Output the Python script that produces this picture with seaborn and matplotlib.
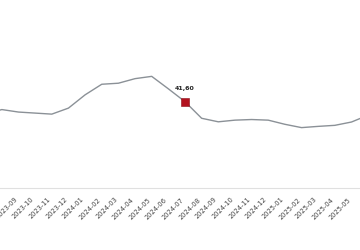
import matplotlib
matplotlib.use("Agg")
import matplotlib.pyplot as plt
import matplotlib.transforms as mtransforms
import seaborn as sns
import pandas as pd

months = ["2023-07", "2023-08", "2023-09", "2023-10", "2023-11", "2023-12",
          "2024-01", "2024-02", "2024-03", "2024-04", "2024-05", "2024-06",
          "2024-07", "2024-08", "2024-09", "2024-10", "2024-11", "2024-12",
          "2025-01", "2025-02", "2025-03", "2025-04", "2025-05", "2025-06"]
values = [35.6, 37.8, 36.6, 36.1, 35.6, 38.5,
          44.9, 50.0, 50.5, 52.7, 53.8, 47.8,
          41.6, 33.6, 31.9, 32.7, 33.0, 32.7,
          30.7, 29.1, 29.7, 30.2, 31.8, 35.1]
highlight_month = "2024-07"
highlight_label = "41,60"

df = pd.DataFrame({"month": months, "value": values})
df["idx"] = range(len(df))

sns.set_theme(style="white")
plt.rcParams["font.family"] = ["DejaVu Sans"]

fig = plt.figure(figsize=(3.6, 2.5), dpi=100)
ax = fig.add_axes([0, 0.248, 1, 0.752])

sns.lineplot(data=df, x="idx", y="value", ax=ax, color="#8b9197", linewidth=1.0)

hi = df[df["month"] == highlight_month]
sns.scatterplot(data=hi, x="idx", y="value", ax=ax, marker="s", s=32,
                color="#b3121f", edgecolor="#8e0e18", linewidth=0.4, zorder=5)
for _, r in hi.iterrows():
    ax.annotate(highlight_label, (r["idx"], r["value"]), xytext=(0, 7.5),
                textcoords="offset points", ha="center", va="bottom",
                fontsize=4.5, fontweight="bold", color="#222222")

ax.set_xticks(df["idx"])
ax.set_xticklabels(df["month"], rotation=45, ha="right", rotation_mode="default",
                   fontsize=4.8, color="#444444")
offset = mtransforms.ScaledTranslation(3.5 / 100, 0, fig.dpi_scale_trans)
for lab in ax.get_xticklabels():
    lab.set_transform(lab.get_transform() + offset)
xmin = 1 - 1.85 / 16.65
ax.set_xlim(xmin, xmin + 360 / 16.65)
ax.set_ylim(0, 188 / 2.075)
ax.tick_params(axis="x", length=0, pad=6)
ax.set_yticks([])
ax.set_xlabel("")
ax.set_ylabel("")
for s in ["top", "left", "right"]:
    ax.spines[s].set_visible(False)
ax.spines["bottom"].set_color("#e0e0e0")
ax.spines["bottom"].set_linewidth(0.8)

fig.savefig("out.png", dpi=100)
# # #
Aim :: Except for the pictures, reproduce every line exactly.

Written response ::
Output the Python script that produces this picture with seaborn and matplotlib.
import matplotlib
matplotlib.use("Agg")
import matplotlib.pyplot as plt
import matplotlib.transforms as mtransforms
import seaborn as sns
import pandas as pd

months = ["2023-07", "2023-08", "2023-09", "2023-10", "2023-11", "2023-12",
          "2024-01", "2024-02", "2024-03", "2024-04", "2024-05", "2024-06",
          "2024-07", "2024-08", "2024-09", "2024-10", "2024-11", "2024-12",
          "2025-01", "2025-02", "2025-03", "2025-04", "2025-05", "2025-06"]
values = [35.6, 37.8, 36.6, 36.1, 35.6, 38.5,
          44.9, 50.0, 50.5, 52.7, 53.8, 47.8,
          41.6, 33.6, 31.9, 32.7, 33.0, 32.7,
          30.7, 29.1, 29.7, 30.2, 31.8, 35.1]
highlight_month = "2024-07"
highlight_label = "41,60"

df = pd.DataFrame({"month": months, "value": values})
df["idx"] = range(len(df))

sns.set_theme(style="white")
plt.rcParams["font.family"] = ["DejaVu Sans"]

fig = plt.figure(figsize=(3.6, 2.5), dpi=100)
ax = fig.add_axes([0, 0.248, 1, 0.752])

sns.lineplot(data=df, x="idx", y="value", ax=ax, color="#8b9197", linewidth=1.0)

hi = df[df["month"] == highlight_month]
sns.scatterplot(data=hi, x="idx", y="value", ax=ax, marker="s", s=32,
                color="#b3121f", edgecolor="#8e0e18", linewidth=0.4, zorder=5)
for _, r in hi.iterrows():
    ax.annotate(highlight_label, (r["idx"], r["value"]), xytext=(0, 7.5),
                textcoords="offset points", ha="center", va="bottom",
                fontsize=4.5, fontweight="bold", color="#222222")

ax.set_xticks(df["idx"])
ax.set_xticklabels(df["month"], rotation=45, ha="right", rotation_mode="default",
                   fontsize=4.8, color="#444444")
offset = mtransforms.ScaledTranslation(3.5 / 100, 0, fig.dpi_scale_trans)
for lab in ax.get_xticklabels():
    lab.set_transform(lab.get_transform() + offset)
xmin = 1 - 1.85 / 16.65
ax.set_xlim(xmin, xmin + 360 / 16.65)
ax.set_ylim(0, 188 / 2.075)
ax.tick_params(axis="x", length=0, pad=6)
ax.set_yticks([])
ax.set_xlabel("")
ax.set_ylabel("")
for s in ["top", "left", "right"]:
    ax.spines[s].set_visible(False)
ax.spines["bottom"].set_color("#e0e0e0")
ax.spines["bottom"].set_linewidth(0.8)

fig.savefig("out.png", dpi=100)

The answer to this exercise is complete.